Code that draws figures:

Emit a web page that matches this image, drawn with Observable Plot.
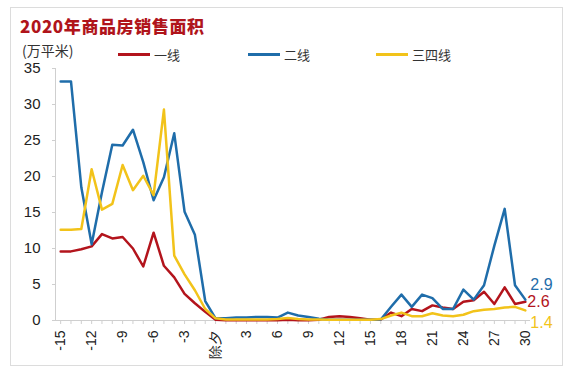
<!DOCTYPE html>
<html>
<head>
<meta charset="utf-8">
<script src="https://cdn.jsdelivr.net/npm/d3@7"></script>
<script src="https://cdn.jsdelivr.net/npm/@observablehq/plot@0.6"></script>
<style>
  html, body { margin: 0; padding: 0; background: #fff; }
  #wrap { position: relative; width: 571px; height: 373px; overflow: hidden; font-family: "Liberation Sans", Arial, sans-serif; }
  #frame { position: absolute; left: 10px; top: 7px; width: 551px; height: 357px; border: 1px solid #dcdcdc; }
  #title { position: absolute; left: 20px; top: 14px; font-family: "Noto Sans CJK SC", sans-serif; font-weight: 900; font-size: 17px; letter-spacing: 0.6px; color: #B0141B; line-height: 24px; white-space: nowrap; }
  #unit { position: absolute; left: 22px; top: 41px; font-family: "Noto Sans CJK SC", sans-serif; font-size: 14px; color: #333; line-height: 18px; }
  .leg { position: absolute; top: 45px; height: 18px; display: flex; align-items: center; font-family: "Noto Sans CJK SC", sans-serif; font-size: 13px; color: #333; }
  .leg span.sw { display: inline-block; width: 32px; height: 3px; margin-right: 4px; }
  #chart { position: absolute; left: 0; top: 62px; }
</style>
</head>
<body>
<div id="wrap">
  <div id="frame"></div>
  <div id="title">2020年商品房销售面积</div>
  <div id="unit">(万平米)</div>
  <div id="legend"></div>
  <div id="chart"></div>
</div>
<script>
// ---- data ----
const days = [-15,-14,-13,-12,-11,-10,-9,-8,-7,-6,-5,-4,-3,-2,-1,0,1,2,3,4,5,6,7,8,9,10,11,12,13,14,15,16,17,18,19,20,21,22,23,24,25,26,27,28,29,30];
const seriesNames = ["一线", "二线", "三四线"];
const seriesColors = ["#B3141C", "#1F6DAA", "#F2C31A"];
const tier1 = [9.6,9.6,9.9,10.3,12.0,11.4,11.6,10.0,7.5,12.2,7.6,6.0,3.7,2.4,1.2,0.1,0.05,0.05,0.05,0.05,0.05,0.05,0.1,0.05,0.05,0.1,0.5,0.6,0.5,0.3,0.1,0.15,1.1,0.6,1.6,1.3,2.1,1.8,1.6,2.6,2.8,4.0,2.3,4.6,2.3,2.6];
const tier2 = [33.2,33.2,18.5,10.6,17.8,24.4,24.3,26.5,22.0,16.7,19.9,26.0,15.1,11.9,2.7,0.3,0.3,0.4,0.4,0.5,0.5,0.4,1.1,0.7,0.5,0.25,0.1,0.1,0.1,0.1,0.1,0.15,1.9,3.6,1.9,3.6,3.1,1.6,1.6,4.3,2.9,4.9,10.4,15.5,4.9,2.9];
const tier34 = [12.6,12.6,12.7,21.0,15.4,16.2,21.6,18.1,20.1,17.4,29.3,9.0,6.4,4.2,1.6,0.3,0.15,0.15,0.15,0.15,0.15,0.2,0.35,0.2,0.15,0.15,0.1,0.1,0.1,0.1,0.1,0.2,0.7,1.1,0.6,0.6,1.0,0.7,0.6,0.8,1.3,1.5,1.6,1.8,1.9,1.4];
const yTicks = [0,5,10,15,20,25,30,35];
const xLabelTicks = [-15,-12,-9,-6,-3,0,3,6,9,12,15,18,21,24,27,30];
const zeroLabel = "除夕";

// ---- build tables ----
const allSeries = [tier1, tier2, tier34];
const rows = [];
allSeries.forEach((vals, i) => vals.forEach((v, j) => rows.push({day: days[j], value: v, series: seriesNames[i]})));
const lastDay = days[days.length - 1];
const ends = allSeries.map((vals, i) => ({series: seriesNames[i], day: lastDay, value: vals[vals.length - 1]}));
const endOffsets = [[2, 0], [5, -15], [5, 12]];

// ---- legend ----
const legend = document.getElementById("legend");
const legX = [118, 248, 376];
seriesNames.forEach((n, i) => {
  const d = document.createElement("div");
  d.className = "leg";
  d.style.left = legX[i] + "px";
  d.innerHTML = `<span class="sw" style="background:${seriesColors[i]}"></span><span>${n}</span>`;
  legend.appendChild(d);
});

// ---- chart ----
const chart = Plot.plot({
  width: 571,
  height: 311,
  marginLeft: 55,
  marginRight: 41,
  marginTop: 6,
  marginBottom: 53,
  style: {fontFamily: "'Liberation Sans', Arial, sans-serif", fontSize: "14px", color: "#222", background: "transparent", overflow: "visible"},
  x: {domain: [-15.5, 30.5]},
  y: {domain: [0, 35]},
  color: {domain: seriesNames, range: seriesColors},
  marks: [
    Plot.ruleX([-15.5], {stroke: "#cfcfcf"}),
    Plot.ruleY([0], {stroke: "#cfcfcf"}),
    Plot.axisY({ticks: yTicks, tickSize: 3, tickPadding: 12, stroke: "#cfcfcf", fill: "#222", fontSize: 15, tickFormat: d => String(d), label: null}),
    Plot.axisX({ticks: days, tickSize: 4, stroke: "#cfcfcf", tickFormat: () => "", label: null}),
    Plot.axisX({ticks: xLabelTicks, tickSize: 0, tickPadding: 10, tickRotate: -90, fill: "#222", fontSize: 14,
      tickFormat: d => d === 0 ? zeroLabel : String(d), label: null}),
    Plot.line(rows, {x: "day", y: "value", z: "series", stroke: "series", strokeWidth: 2.5}),
    ...ends.map((e, i) => Plot.text([e], {x: "day", y: "value", text: d => d.value.toFixed(1), fill: "series",
      textAnchor: "start", fontSize: 16, dx: endOffsets[i][0], dy: endOffsets[i][1]}))
  ]
});
document.getElementById("chart").appendChild(chart);
</script>
</body>
</html>
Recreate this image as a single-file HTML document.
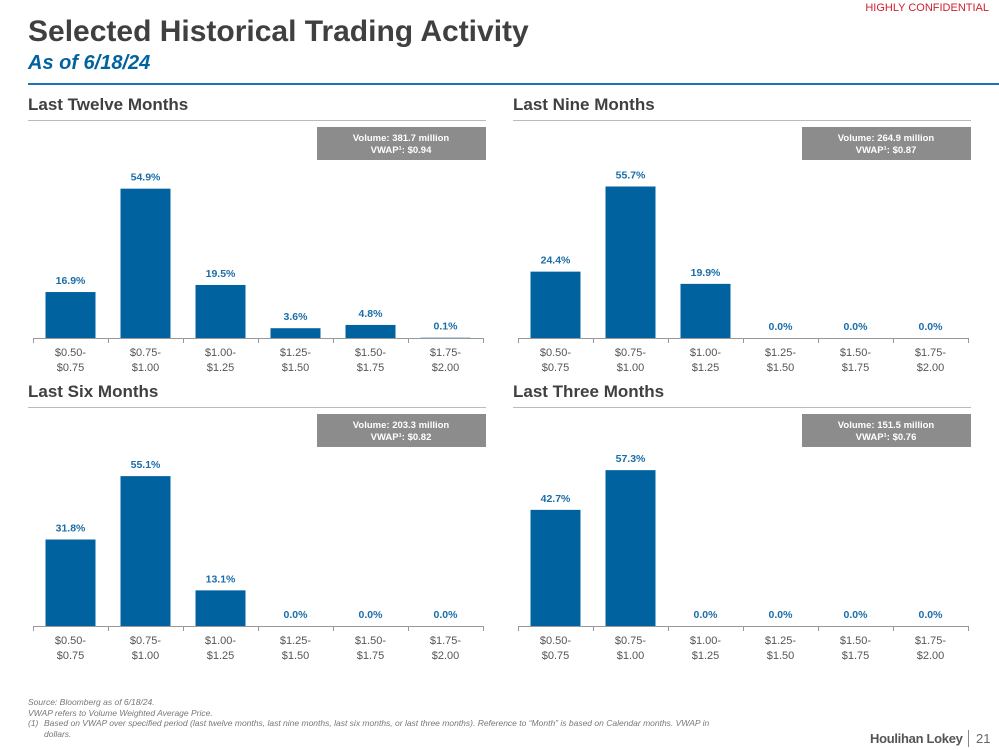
<!DOCTYPE html>
<html><head><meta charset="utf-8"><style>
body{margin:0;background:#fff;font-family:"Liberation Sans",Arial,sans-serif;}
#page{position:relative;width:999px;height:750px;overflow:hidden;}
.abs{position:absolute;}
</style></head><body>
<div id="page">
<div class="abs" style="right:10px;top:2px;color:#d0202a;font-size:11px;">HIGHLY CONFIDENTIAL</div>
<div class="abs" style="left:28px;top:15px;font-size:30px;font-weight:bold;color:#404040;">Selected Historical Trading Activity</div>
<div class="abs" style="left:28px;top:52px;font-size:20px;font-weight:bold;font-style:italic;color:#0063a0;">As of 6/18/24</div>
<div class="abs" style="left:28px;top:83px;width:971px;height:2px;background:#1a75b0;"></div>
<svg id="charts" class="abs" style="left:0;top:0" width="999" height="750"></svg>
<div class="abs" style="left:28px;top:697px;font-size:8.5px;font-style:italic;color:#777;line-height:10.5px;">
Source: Bloomberg as of 6/18/24.<br>VWAP refers to Volume Weighted Average Price.<br>
<span style="display:inline-block;width:16px">(1)</span>Based on VWAP over specified period (last twelve months, last nine months, last six months, or last three months). Reference to “Month” is based on Calendar months. VWAP in<br><span style="display:inline-block;width:16px"></span>dollars.</div>
<div class="abs" style="left:870px;top:731px;font-size:13px;font-weight:bold;color:#555;letter-spacing:-0.3px;">Houlihan Lokey</div>
<div class="abs" style="left:968px;top:730px;width:1px;height:17px;background:#888;"></div>
<div class="abs" style="left:976px;top:731px;font-size:13px;color:#666;">21</div>
</div>
<script>
const categories=["$0.50-|$0.75","$0.75-|$1.00","$1.00-|$1.25","$1.25-|$1.50","$1.50-|$1.75","$1.75-|$2.00"];
const titles=["Last Twelve Months","Last Nine Months","Last Six Months","Last Three Months"];
const volumes=["381.7","264.9","203.3","151.5"];
const vwaps=["$0.94","$0.87","$0.82","$0.76"];
const ltm=[16.9,54.9,19.5,3.6,4.8,0.1];
const l9m=[24.4,55.7,19.9,0.0,0.0,0.0];
const l6m=[31.8,55.1,13.1,0.0,0.0,0.0];
const l3m=[42.7,57.3,0.0,0.0,0.0,0.0];
const series=[ltm,l9m,l6m,l3m];
const svg=document.getElementById('charts');
const NS='http://www.w3.org/2000/svg';
function mk(tag,attrs,parent){const e=document.createElementNS(NS,tag);for(const k in attrs)e.setAttribute(k,attrs[k]);(parent||svg).appendChild(e);return e;}
const pxPer=2.72;
const origins=[[33,338],[518,338],[33,626],[518,626]];
const hdrY=[104,104,391,391];
series.forEach((vals,p)=>{
  const [x0,y0]=origins[p];
  const g=mk('g',{});
  
  
  const t=mk('text',{x:x0-5,y:hdrY[p]+6,'font-size':17,'font-weight':'bold',fill:'#404040'},g);t.textContent=titles[p];
  
  
  const r=mk('rect',{x:x0-5,y:hdrY[p]+16,width:458,height:1,fill:'#bbb'},g);
  
  
  const by=hdrY[p]+23;
  const box=mk('rect',{x:x0+284,y:by,width:169,height:33,fill:'#8c8c8c'},g);
  
  
  const b1=mk('text',{x:x0+368,y:by+14,'font-size':9.5,'font-weight':'bold',fill:'#fff','text-anchor':'middle'},g);b1.textContent='Volume: '+volumes[p]+' million';
  
  
  const b2=mk('text',{x:x0+368,y:by+26,'font-size':9.5,'font-weight':'bold',fill:'#fff','text-anchor':'middle'},g);b2.textContent='VWAP¹: '+vwaps[p];
  
  
  const ax=mk('rect',{x:x0,y:y0,width:450,height:1,fill:'#999'},g);
  
  
  const cw=75;
  for(let i=0;i<=6;i++){const tk=mk('rect',{x:x0+i*cw,y:y0,width:1,height:5,fill:'#999'},g);
    
    }
  vals.forEach((v,i)=>{
    const cx=x0+i*cw+cw/2;const h=v*pxPer;
    const b=mk('rect',{x:cx-25,y:y0-h,width:50,height:h,fill:'#0063a0'},g);
    
    
    const l=mk('text',{x:cx,y:y0-h-8,'font-size':10.5,'font-weight':'bold',fill:'#1a6ea8','text-anchor':'middle'},g);
    l.textContent=v.toFixed(1)+'%';
    
    
    const parts=categories[i].split('|');
    parts.forEach((s,j)=>{const c=mk('text',{x:cx,y:y0+18+j*15,'font-size':11,fill:'#555','text-anchor':'middle'},g);c.textContent=s;
      
      });
  });
});
</script>
</body></html>
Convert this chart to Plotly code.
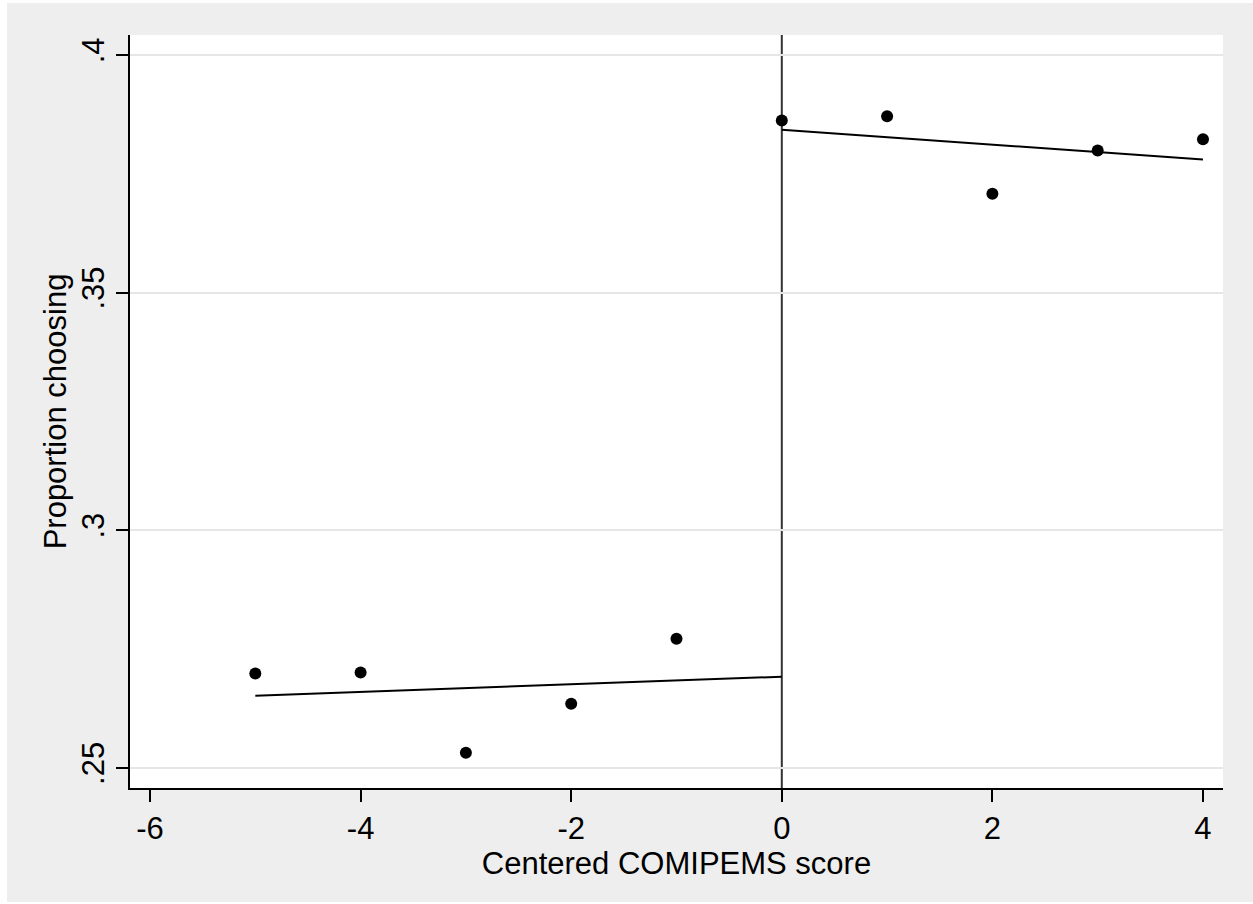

- [PROBLEM TO SOLVE]: Only the number is wanted: how many lines in the entries above contain the string "this"?

- [TASK SOLUTION]: 3